Double Review: ‘3 Sisters’ and ‘My Brilliant Friend’ at London’s National Theater
In transposing Chekhov’s 3 Sisters from 1900s Russia to 1960’s Nigeria, poet and playwright Inua Ellams has given the much-performed play new resonance rarely seen on a London stage.
And so the Prozorov siblings – Olga, Marsha, Irina and Andrey are now Lolo, Nne Chukwu, Udo and Dimgba – Igbo’s who have fled Lagos (at the time the nation’s capital) for Owerri in secessionist Biafra. The Nigerian army, supported by British weaponry, is determined to win back control of the oil rich Biafran states. A food blockage leads to starvation and aerial bombings weaken the ill-equip army.
Circumstances may differ in Ellam’s version – and second play for the National Theater after 2017’s Barbershop Chronicles – but both sets of characters’ aspirations are philosophically the same. Chekov’s own original dialogue receives equal weight and equal laughs Ellam’s own additions.
A newcomer to the play will struggle to tell Chekov’s well used text from Ellam’s inventions, except for explicit references of British colonial greed and particularly Nigeria’s fight for independence and its suppression of Biafra’s quest for self-nationhood.
These weighty political debates are balanced by pointed jokes, one of which about the prospect of a “black” member of the royal family someday ascending to the British throne, drew big laughs and thankfully wasn’t developed any further. Period details are few but effective. A Ludo board game is brandished but unused, Nne Chukwu is seen reading Elechi Aladi’s “The Concubine” publishing success in 1966 and the costumes do recall the uniforms of the Nigerian/ Biafran army.
A committed ensemble performance often sparkles with individual brilliance not least from Jude Akuwudike (Eze) as the failed doctor; Rachel Ofori (Udo) as the youngest sibling whose longing for Lagos and love never deteriorates into petulance; Ken Nwosu (Ikemba), in voice control and gravitas, is the embodiment of military professionalism; while Sara Niles (Lolo)’s compelling authority as an aging spinster and headteacher tasked with creating a new nation curriculum.
Chekov’s original has been “adapted to [for] a British audience but never situated within British history” said the writer in a YouTube interview with the director Nadia Fall. This clear reference to the relegation of “colonial history” from the higher breeches of
“true history” is a power boost that injects new historical relevance to the play. But then subtitling any new version as “After Chekov” is also a safety valve that allows one to be inventive on one’s own terms, to one’s own brilliance and limitations.

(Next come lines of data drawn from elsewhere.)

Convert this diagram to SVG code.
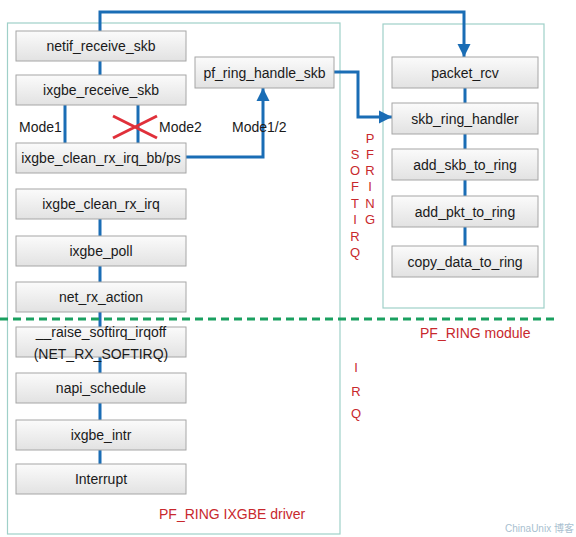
<svg xmlns="http://www.w3.org/2000/svg" width="576" height="537" viewBox="0 0 576 537">
<defs>
<linearGradient id="g" x1="0" y1="0" x2="0" y2="1">
<stop offset="0" stop-color="#fbfbfb"/>
<stop offset="1" stop-color="#e2e2e2"/>
</linearGradient>
<marker id="arr" markerUnits="userSpaceOnUse" markerWidth="14" markerHeight="14" viewBox="0 0 14 14" refX="13" refY="7" orient="auto">
<path d="M0,0.5 L13,7 L0,13.5 Z" fill="#1a6db5"/>
</marker>
<style>
.box{fill:url(#g);stroke:#a6a6a6;stroke-width:1}
.t{font-family:"Liberation Sans",Arial,sans-serif;font-size:14px;fill:#1a1a1a;text-anchor:middle;dominant-baseline:central}
.lbl{font-family:"Liberation Sans",Arial,sans-serif;font-size:14px;fill:#1a1a1a;dominant-baseline:central}
.red{font-family:"Liberation Sans",Arial,sans-serif;font-size:14px;fill:#c8282d;dominant-baseline:central}
.vl{font-family:"Liberation Sans",Arial,sans-serif;font-size:13px;fill:#c8282d;text-anchor:middle;dominant-baseline:central}
.c{fill:none;stroke:#1a6db5;stroke-width:3}
.frame{fill:none;stroke:#9fd0c8;stroke-width:1.2}
</style>
</defs>
<rect width="576" height="537" fill="#ffffff"/>
<g id="frames">
<rect class="frame" x="7.5" y="23" width="332.5" height="511"/>
<rect class="frame" x="383" y="24" width="161" height="284"/>
</g>
<g id="connectors">
<path class="c" d="M100,31 V12 H464 V57" marker-end="url(#arr)"/>
<path class="c" d="M100,61 V75"/>
<path class="c" d="M65,105 V143"/>
<path class="c" d="M138,105 V143"/>
<path class="c" d="M186,157 H263 V88" marker-end="url(#arr)"/>
<path class="c" d="M334,72 H358 V117 H392" marker-end="url(#arr)"/>
<path class="c" d="M100,219 V236 M100,266 V282 M100,312 V327 M100,357 V373 M100,403 V420 M100,450 V464"/>
<path class="c" d="M465,88 V103 M465,134 V149 M465,180 V196 M465,227 V246"/>
</g>
<g id="cross">
<path d="M113,116 L157,138 M113,138 L157,116" stroke="#e0303a" stroke-width="3" fill="none"/>
</g>
<g id="netif_receive_skb"><rect class="box" x="16" y="31" width="170" height="30"/><text class="t" x="101" y="46">netif_receive_skb</text></g>
<g id="ixgbe_receive_skb"><rect class="box" x="16" y="75" width="170" height="30"/><text class="t" x="101" y="90">ixgbe_receive_skb</text></g>
<g id="ixgbe_clean_rx_irq_bb_ps"><rect class="box" x="16" y="143" width="170" height="30"/><text class="t" x="101" y="158">ixgbe_clean_rx_irq_bb/ps</text></g>
<g id="ixgbe_clean_rx_irq"><rect class="box" x="16" y="189" width="170" height="30"/><text class="t" x="101" y="204">ixgbe_clean_rx_irq</text></g>
<g id="ixgbe_poll"><rect class="box" x="16" y="236" width="170" height="30"/><text class="t" x="101" y="251">ixgbe_poll</text></g>
<g id="net_rx_action"><rect class="box" x="16" y="282" width="170" height="30"/><text class="t" x="101" y="297">net_rx_action</text></g>
<g id="raise_softirq_irqoff"><rect class="box" x="16" y="327" width="170" height="30"/><text class="t" x="101" y="332">__raise_softirq_irqoff</text><text class="t" x="101" y="354">(NET_RX_SOFTIRQ)</text></g>
<g id="napi_schedule"><rect class="box" x="16" y="373" width="170" height="30"/><text class="t" x="101" y="388">napi_schedule</text></g>
<g id="ixgbe_intr"><rect class="box" x="16" y="420" width="170" height="30"/><text class="t" x="101" y="435">ixgbe_intr</text></g>
<g id="Interrupt"><rect class="box" x="16" y="464" width="170" height="30"/><text class="t" x="101" y="479">Interrupt</text></g>
<g id="pf_ring_handle_skb"><rect class="box" x="195" y="57" width="139" height="31"/><text class="t" x="264.5" y="72.5">pf_ring_handle_skb</text></g>
<g id="packet_rcv"><rect class="box" x="392" y="57" width="146" height="31"/><text class="t" x="465" y="72.5">packet_rcv</text></g>
<g id="skb_ring_handler"><rect class="box" x="392" y="103" width="146" height="31"/><text class="t" x="465" y="118.5">skb_ring_handler</text></g>
<g id="add_skb_to_ring"><rect class="box" x="392" y="149" width="146" height="31"/><text class="t" x="465" y="164.5">add_skb_to_ring</text></g>
<g id="add_pkt_to_ring"><rect class="box" x="392" y="196" width="146" height="31"/><text class="t" x="465" y="211.5">add_pkt_to_ring</text></g>
<g id="copy_data_to_ring"><rect class="box" x="392" y="246" width="146" height="31"/><text class="t" x="465" y="261.5">copy_data_to_ring</text></g>
<g id="labels">
<text class="lbl" x="19" y="127">Mode1</text>
<text class="lbl" x="159" y="127">Mode2</text>
<text class="lbl" x="232" y="127">Mode1/2</text>
<text class="red" x="159" y="514">PF_RING IXGBE driver</text>
<text class="red" x="420" y="333">PF_RING module</text>
<text class="vl" x="355" y="154">S</text><text class="vl" x="355" y="170">O</text><text class="vl" x="355" y="186.5">F</text><text class="vl" x="355" y="203">T</text><text class="vl" x="355" y="219.5">I</text><text class="vl" x="355" y="236">R</text><text class="vl" x="355" y="252">Q</text>
<text class="vl" x="370" y="138">P</text><text class="vl" x="370" y="154">F</text><text class="vl" x="370" y="170">R</text><text class="vl" x="370" y="186.5">I</text><text class="vl" x="370" y="203">N</text><text class="vl" x="370" y="219.5">G</text>
<text class="vl" x="356" y="367">I</text><text class="vl" x="356" y="391">R</text><text class="vl" x="356" y="413">Q</text>
</g>
<g id="divider">
<line x1="0" y1="319" x2="557" y2="319" stroke="#1aa060" stroke-width="3" stroke-dasharray="8 5"/>
</g>
<text x="505" y="532" font-family="Liberation Sans, 'Noto Sans CJK SC', sans-serif" font-size="10" fill="#a9bfd0">ChinaUnix 博客</text>
</svg>
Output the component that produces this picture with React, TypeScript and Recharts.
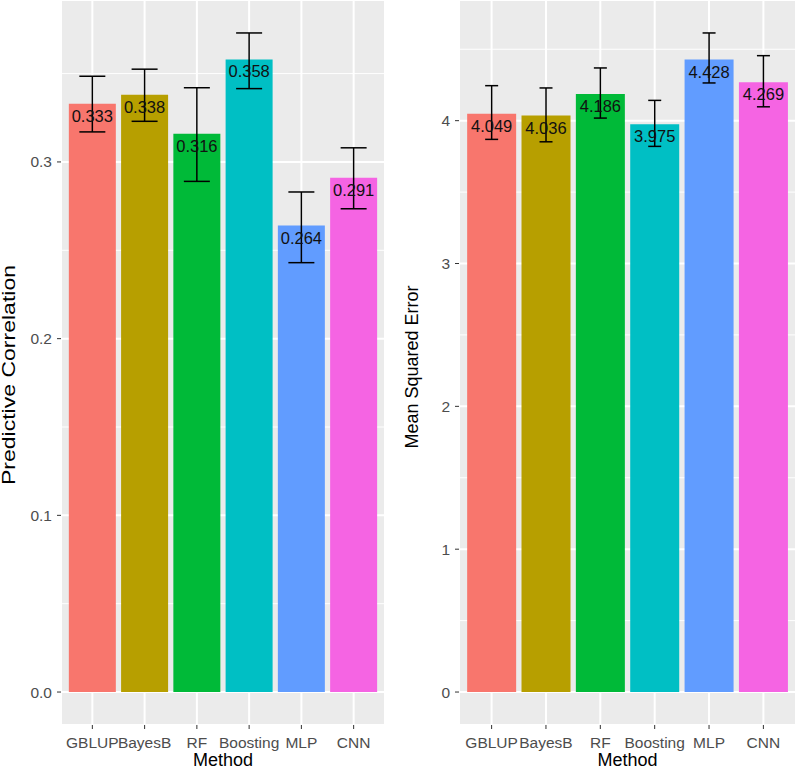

In “My Brilliant Friend”, players April de Angelis has rendered all four of Elena Ferrante’s Neapolitan novels – “My Brilliant Friend”, “The Story Of A New Name”, “Those Who Leave and Those Who Stay” and “The Story Of The Lost Child” – in completely theatrical terms that bear few hangovers of their origins as masses of prose.
The first and titular book – “My Brilliant Friend” – is 336 pages long in paperback, 12 hours and 38 minutes on Audible but no more than 1 hour 20 minutes in de Angelis’ adaptation for London’s National’s Theater stage (until February 22nd).
Ferrante’s Neapolitan novels primarily charts the lives of Lenu (played by Niamh Cusack) and Lila (played by Catherine McCormack), from preteens to sexagenarians. They are narrated exclusively by the former Lenu whose success as a serious but sensationalised novelist, her relegation to domesticity after marriage to a self-absorbed professor, eventual divorce and affair with a married man (Nino, a savant turn establishment figure) all makes for a richly troubled life in any serialised form.
But Lila is the grist; she is the gist. If writing frankly about sex and leaving her marriage for a new life with a (still) married man is the most disruptive Lenu proves to be, Lila’s singularity is crystallised in an exchange between her and Nino (during which he insists on the fundamental importance of taxation for a society. This Lila dismisses as improbable since the rich will never cede power neither will the poor agree to any raised limits on their progress. The direct currents of each of their lives is ever quickened by their tied fates long decided by birth and circumstance – as by shared adolescence as it is an adult decision to remain friends, however estranged.
Chief of Ferrante’s attributes as a novelist is “story-ing”. Her multiple characters and multitude of back stories is no big feat for playwright April de Angelis who has expertly condensed the expository that is not unique to Ferrante’s prose. In director Melly Still’s production, mobile staircases allude to tenements crammed with other lifes. A car trip to Florence is denoted by a pair of square boxed lights; flowing sheets take the place of the seaside; toddlers are played by adults dressed in a child’s dungarees but when a little older, are played by puppets; and sex acts are often presented as joyless, perfunctory engagements where the woman’s body own satisfaction isnt prioritised.
In the few scenes depicting rape, director Still draws back from overdramatised verisimilitude. Instead, spot lights and audience’s eyes are lead to follow a silent, female actor move a replica dress about – a most sensitive and inventive depiction of rape yet seen on a london stage.